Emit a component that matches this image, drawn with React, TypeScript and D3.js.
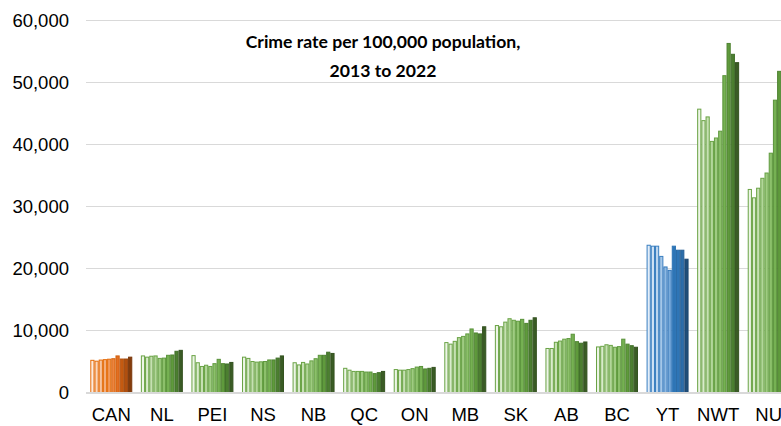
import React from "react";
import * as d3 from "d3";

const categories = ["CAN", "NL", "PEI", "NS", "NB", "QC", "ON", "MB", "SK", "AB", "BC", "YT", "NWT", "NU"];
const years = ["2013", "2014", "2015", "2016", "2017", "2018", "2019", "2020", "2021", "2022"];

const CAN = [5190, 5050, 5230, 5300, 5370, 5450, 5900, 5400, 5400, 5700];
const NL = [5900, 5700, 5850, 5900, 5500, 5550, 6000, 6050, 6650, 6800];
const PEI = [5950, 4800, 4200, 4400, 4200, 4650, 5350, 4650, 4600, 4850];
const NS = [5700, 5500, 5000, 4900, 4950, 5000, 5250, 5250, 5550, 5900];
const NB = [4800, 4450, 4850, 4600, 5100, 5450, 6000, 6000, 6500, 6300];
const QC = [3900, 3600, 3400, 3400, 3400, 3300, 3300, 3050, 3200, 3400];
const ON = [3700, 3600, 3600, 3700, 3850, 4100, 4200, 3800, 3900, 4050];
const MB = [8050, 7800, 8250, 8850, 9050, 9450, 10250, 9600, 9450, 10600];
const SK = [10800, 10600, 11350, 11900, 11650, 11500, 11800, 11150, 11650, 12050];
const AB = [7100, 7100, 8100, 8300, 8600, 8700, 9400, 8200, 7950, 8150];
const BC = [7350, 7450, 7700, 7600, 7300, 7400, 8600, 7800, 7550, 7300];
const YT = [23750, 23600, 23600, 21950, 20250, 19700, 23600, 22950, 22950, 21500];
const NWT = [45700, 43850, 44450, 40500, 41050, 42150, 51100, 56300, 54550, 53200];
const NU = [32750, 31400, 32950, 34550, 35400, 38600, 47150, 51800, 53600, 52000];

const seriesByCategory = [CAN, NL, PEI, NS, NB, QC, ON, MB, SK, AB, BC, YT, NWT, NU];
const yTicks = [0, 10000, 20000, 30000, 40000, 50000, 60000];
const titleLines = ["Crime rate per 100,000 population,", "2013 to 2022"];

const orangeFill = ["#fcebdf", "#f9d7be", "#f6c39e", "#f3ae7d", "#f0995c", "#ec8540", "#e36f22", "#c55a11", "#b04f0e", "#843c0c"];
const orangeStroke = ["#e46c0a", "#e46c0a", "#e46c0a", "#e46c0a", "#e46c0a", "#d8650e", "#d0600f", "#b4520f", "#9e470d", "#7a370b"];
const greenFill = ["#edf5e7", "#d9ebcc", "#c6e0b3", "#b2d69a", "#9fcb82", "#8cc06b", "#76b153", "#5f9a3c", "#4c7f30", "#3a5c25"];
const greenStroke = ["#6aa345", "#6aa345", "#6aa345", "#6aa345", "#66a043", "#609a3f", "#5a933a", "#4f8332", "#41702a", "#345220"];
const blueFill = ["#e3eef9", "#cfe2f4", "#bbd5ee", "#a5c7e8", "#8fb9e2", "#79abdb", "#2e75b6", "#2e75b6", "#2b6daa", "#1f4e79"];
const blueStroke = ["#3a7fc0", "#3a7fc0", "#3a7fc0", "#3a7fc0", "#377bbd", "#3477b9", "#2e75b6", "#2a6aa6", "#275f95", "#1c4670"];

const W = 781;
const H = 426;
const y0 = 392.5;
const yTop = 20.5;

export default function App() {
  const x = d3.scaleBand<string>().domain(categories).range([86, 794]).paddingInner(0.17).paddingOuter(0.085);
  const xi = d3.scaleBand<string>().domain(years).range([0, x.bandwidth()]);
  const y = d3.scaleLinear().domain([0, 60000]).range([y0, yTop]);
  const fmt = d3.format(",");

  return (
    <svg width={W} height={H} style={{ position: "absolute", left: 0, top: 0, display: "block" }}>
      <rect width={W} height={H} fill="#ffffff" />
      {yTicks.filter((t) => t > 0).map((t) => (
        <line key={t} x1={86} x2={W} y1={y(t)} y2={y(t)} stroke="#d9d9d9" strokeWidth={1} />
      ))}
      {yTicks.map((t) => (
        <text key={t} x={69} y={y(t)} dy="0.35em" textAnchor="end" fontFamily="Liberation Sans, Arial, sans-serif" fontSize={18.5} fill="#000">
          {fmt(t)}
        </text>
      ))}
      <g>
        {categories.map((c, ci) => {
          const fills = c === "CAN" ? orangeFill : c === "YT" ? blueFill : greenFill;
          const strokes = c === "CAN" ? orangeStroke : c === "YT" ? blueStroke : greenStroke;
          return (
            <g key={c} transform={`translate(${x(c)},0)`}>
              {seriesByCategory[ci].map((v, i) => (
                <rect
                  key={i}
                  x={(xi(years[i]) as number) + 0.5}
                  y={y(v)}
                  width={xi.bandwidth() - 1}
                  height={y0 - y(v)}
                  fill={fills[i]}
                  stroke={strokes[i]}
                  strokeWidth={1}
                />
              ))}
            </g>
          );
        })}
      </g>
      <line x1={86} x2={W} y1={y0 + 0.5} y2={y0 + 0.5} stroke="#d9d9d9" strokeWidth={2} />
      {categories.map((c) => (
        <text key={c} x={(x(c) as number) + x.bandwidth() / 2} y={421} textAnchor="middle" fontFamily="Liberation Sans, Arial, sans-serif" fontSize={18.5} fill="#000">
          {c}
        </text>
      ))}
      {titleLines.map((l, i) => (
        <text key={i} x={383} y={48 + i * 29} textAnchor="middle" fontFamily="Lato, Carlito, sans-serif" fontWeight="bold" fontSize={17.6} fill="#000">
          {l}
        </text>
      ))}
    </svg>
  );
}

---

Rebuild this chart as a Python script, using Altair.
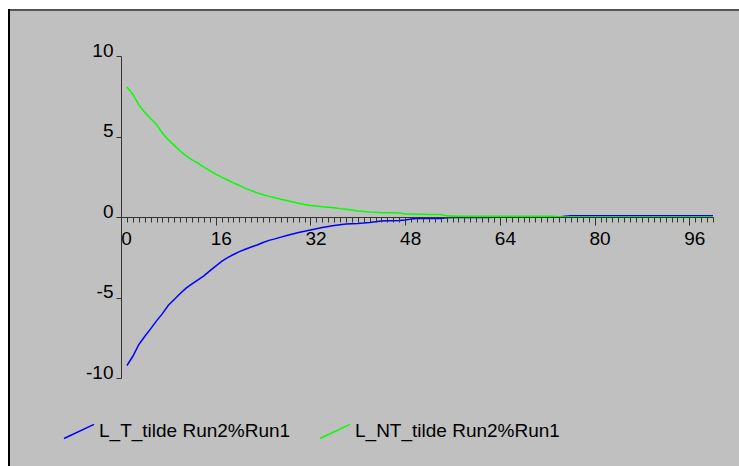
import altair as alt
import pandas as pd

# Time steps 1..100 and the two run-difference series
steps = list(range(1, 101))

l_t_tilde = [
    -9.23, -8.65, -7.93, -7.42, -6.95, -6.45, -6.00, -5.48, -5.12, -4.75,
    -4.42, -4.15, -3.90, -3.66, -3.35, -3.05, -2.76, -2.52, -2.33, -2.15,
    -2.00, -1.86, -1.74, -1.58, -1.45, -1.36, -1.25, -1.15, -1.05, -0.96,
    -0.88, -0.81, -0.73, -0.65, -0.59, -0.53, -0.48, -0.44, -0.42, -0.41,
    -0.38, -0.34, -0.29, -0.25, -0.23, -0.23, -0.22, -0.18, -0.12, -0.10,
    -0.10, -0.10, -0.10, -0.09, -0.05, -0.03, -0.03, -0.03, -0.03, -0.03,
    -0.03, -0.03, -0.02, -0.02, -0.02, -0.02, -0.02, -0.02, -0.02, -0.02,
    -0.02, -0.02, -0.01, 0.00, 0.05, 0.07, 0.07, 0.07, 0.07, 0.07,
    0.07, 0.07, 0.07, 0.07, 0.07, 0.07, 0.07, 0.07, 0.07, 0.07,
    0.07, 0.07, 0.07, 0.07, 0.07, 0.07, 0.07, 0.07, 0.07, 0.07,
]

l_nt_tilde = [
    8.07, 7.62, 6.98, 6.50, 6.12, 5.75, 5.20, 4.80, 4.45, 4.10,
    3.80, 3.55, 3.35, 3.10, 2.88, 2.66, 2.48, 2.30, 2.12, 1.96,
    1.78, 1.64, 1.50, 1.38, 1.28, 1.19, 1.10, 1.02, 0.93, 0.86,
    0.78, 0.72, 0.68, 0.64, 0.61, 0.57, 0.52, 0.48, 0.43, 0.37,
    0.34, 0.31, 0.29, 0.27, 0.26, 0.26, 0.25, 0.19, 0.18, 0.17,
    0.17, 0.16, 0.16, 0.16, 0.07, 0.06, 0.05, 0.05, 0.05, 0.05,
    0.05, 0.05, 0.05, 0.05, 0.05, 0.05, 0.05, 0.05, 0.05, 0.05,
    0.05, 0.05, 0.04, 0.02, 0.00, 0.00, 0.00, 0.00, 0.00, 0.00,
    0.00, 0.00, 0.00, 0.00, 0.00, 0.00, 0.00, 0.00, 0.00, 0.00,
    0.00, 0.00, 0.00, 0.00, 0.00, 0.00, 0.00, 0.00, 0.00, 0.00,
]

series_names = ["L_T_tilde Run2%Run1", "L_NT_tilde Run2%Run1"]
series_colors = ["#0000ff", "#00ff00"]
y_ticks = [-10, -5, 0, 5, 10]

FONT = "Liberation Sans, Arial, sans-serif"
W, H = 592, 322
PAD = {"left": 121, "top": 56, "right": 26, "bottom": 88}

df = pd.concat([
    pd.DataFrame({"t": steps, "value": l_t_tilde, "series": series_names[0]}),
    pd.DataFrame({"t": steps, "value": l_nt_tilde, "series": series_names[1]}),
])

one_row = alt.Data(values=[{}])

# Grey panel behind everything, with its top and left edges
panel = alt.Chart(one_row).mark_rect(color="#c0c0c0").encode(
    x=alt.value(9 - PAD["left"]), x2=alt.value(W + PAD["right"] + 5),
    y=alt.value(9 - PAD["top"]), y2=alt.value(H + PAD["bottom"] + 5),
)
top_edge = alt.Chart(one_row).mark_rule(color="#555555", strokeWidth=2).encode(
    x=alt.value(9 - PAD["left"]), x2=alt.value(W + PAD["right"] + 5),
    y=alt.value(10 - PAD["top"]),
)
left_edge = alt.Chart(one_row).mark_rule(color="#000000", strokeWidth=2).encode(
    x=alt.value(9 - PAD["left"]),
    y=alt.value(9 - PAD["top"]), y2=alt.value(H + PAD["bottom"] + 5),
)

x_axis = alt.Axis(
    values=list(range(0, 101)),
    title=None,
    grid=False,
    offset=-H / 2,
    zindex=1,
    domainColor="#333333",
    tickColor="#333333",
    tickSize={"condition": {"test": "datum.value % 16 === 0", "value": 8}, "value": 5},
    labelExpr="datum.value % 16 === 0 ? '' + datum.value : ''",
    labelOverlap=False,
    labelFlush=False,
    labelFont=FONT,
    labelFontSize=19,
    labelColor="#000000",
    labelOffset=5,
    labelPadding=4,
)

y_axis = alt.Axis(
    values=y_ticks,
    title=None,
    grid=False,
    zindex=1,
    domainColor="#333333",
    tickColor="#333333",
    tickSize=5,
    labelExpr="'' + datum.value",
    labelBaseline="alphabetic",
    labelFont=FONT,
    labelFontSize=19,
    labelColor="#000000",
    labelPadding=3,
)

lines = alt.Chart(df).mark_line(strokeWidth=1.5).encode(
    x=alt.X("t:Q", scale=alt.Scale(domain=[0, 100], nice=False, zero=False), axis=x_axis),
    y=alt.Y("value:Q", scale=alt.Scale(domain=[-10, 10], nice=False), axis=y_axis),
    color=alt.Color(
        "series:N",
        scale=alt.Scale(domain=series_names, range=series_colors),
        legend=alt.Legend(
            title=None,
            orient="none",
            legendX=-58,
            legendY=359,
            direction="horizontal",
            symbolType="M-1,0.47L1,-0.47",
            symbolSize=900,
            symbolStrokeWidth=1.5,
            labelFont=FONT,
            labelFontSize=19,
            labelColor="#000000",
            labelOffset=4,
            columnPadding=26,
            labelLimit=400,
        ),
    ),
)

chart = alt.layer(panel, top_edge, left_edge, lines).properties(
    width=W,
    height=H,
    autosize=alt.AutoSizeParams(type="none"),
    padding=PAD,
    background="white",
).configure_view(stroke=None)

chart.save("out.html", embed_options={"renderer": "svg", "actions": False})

SET PROBLEM — Word for word, restate the lines beginning with the one that has "Emit a component" and ending with the one that has "import * as". Keep both ends and skip any pictures.

ANSWER TO THIS EXERCISE —
Emit a component that matches this image, drawn with React, TypeScript and D3.js.
import React from "react";
import * as d3 from "d3";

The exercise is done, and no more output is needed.